### THE EXERCISE
Copy the listing verbatim, excluding any images found in it.

<<<<

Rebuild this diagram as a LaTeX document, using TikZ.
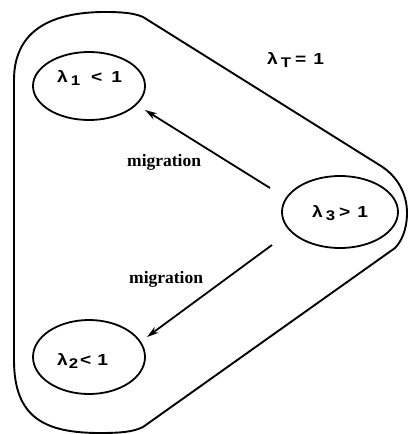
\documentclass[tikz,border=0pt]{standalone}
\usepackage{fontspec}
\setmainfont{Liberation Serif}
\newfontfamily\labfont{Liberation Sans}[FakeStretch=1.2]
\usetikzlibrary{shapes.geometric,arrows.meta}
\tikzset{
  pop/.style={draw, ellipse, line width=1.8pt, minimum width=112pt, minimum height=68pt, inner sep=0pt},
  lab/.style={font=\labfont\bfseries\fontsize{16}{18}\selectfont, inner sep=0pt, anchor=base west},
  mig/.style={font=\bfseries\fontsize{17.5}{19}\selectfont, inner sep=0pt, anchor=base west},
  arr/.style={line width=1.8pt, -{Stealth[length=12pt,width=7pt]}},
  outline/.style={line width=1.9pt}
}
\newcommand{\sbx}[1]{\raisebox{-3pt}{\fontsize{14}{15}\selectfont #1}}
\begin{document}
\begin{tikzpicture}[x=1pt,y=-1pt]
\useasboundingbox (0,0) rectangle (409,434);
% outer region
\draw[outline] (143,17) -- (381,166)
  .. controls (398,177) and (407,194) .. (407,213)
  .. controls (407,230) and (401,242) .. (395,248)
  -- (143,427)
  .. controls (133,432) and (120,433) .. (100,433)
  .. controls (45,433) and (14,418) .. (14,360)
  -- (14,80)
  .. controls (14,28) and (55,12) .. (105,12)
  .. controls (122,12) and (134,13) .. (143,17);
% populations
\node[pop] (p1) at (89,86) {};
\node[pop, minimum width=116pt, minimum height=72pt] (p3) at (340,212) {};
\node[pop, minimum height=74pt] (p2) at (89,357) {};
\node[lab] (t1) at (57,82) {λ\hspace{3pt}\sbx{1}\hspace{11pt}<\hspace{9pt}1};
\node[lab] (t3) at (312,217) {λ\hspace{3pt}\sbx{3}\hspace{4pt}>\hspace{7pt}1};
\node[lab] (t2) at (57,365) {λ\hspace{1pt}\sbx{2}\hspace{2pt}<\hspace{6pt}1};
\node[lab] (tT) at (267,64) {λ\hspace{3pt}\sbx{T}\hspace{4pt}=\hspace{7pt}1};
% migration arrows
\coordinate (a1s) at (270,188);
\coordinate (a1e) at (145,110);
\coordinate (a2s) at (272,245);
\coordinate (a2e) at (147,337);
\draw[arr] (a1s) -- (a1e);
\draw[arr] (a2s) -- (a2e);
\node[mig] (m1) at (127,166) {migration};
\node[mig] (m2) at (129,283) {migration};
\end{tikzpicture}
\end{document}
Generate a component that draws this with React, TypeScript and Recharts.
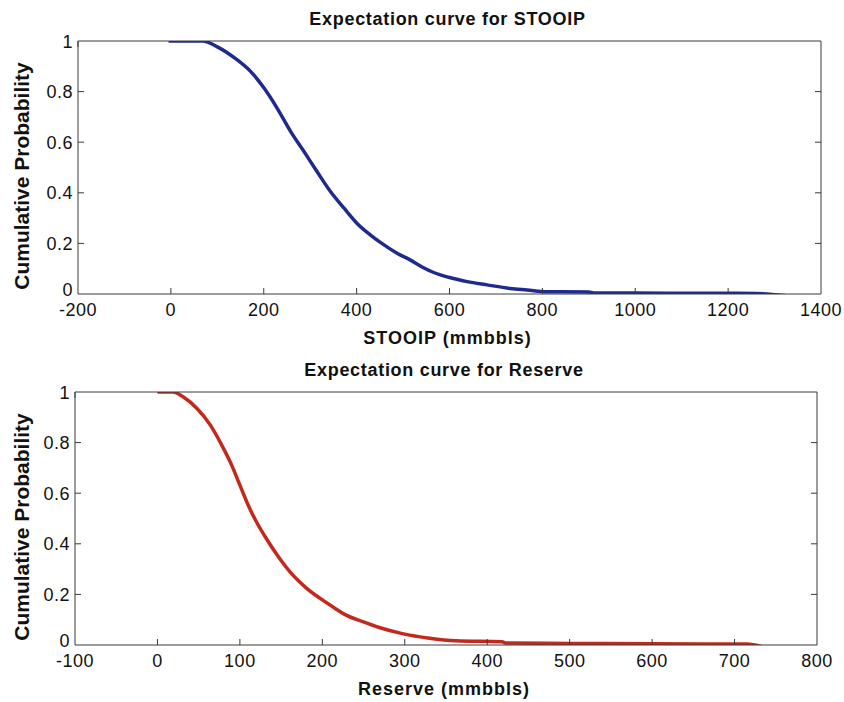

>>>>

### FULL OUTPUT
Rebuild this diagram as a LaTeX document, using TikZ.
\documentclass[tikz,border=0pt]{standalone}
\usepackage{fontspec}
\setmainfont{Liberation Serif}
\newfontfamily\labfont{Liberation Sans}[FakeStretch=1.2]
\usetikzlibrary{shapes.geometric,arrows.meta}
\tikzset{
  pop/.style={draw, ellipse, line width=1.8pt, minimum width=112pt, minimum height=68pt, inner sep=0pt},
  lab/.style={font=\labfont\bfseries\fontsize{16}{18}\selectfont, inner sep=0pt, anchor=base west},
  mig/.style={font=\bfseries\fontsize{17.5}{19}\selectfont, inner sep=0pt, anchor=base west},
  arr/.style={line width=1.8pt, -{Stealth[length=12pt,width=7pt]}},
  outline/.style={line width=1.9pt}
}
\newcommand{\sbx}[1]{\raisebox{-3pt}{\fontsize{14}{15}\selectfont #1}}
\begin{document}
\begin{tikzpicture}[x=1pt,y=-1pt]
\useasboundingbox (0,0) rectangle (409,434);
% outer region
\draw[outline] (143,17) -- (381,166)
  .. controls (398,177) and (407,194) .. (407,213)
  .. controls (407,230) and (401,242) .. (395,248)
  -- (143,427)
  .. controls (133,432) and (120,433) .. (100,433)
  .. controls (45,433) and (14,418) .. (14,360)
  -- (14,80)
  .. controls (14,28) and (55,12) .. (105,12)
  .. controls (122,12) and (134,13) .. (143,17);
% populations
\node[pop] (p1) at (89,86) {};
\node[pop, minimum width=116pt, minimum height=72pt] (p3) at (340,212) {};
\node[pop, minimum height=74pt] (p2) at (89,357) {};
\node[lab] (t1) at (57,82) {λ\hspace{3pt}\sbx{1}\hspace{11pt}<\hspace{9pt}1};
\node[lab] (t3) at (312,217) {λ\hspace{3pt}\sbx{3}\hspace{4pt}>\hspace{7pt}1};
\node[lab] (t2) at (57,365) {λ\hspace{1pt}\sbx{2}\hspace{2pt}<\hspace{6pt}1};
\node[lab] (tT) at (267,64) {λ\hspace{3pt}\sbx{T}\hspace{4pt}=\hspace{7pt}1};
% migration arrows
\coordinate (a1s) at (270,188);
\coordinate (a1e) at (145,110);
\coordinate (a2s) at (272,245);
\coordinate (a2e) at (147,337);
\draw[arr] (a1s) -- (a1e);
\draw[arr] (a2s) -- (a2e);
\node[mig] (m1) at (127,166) {migration};
\node[mig] (m2) at (129,283) {migration};
\end{tikzpicture}
\end{document}
Generate a component that draws this with React, TypeScript and Recharts.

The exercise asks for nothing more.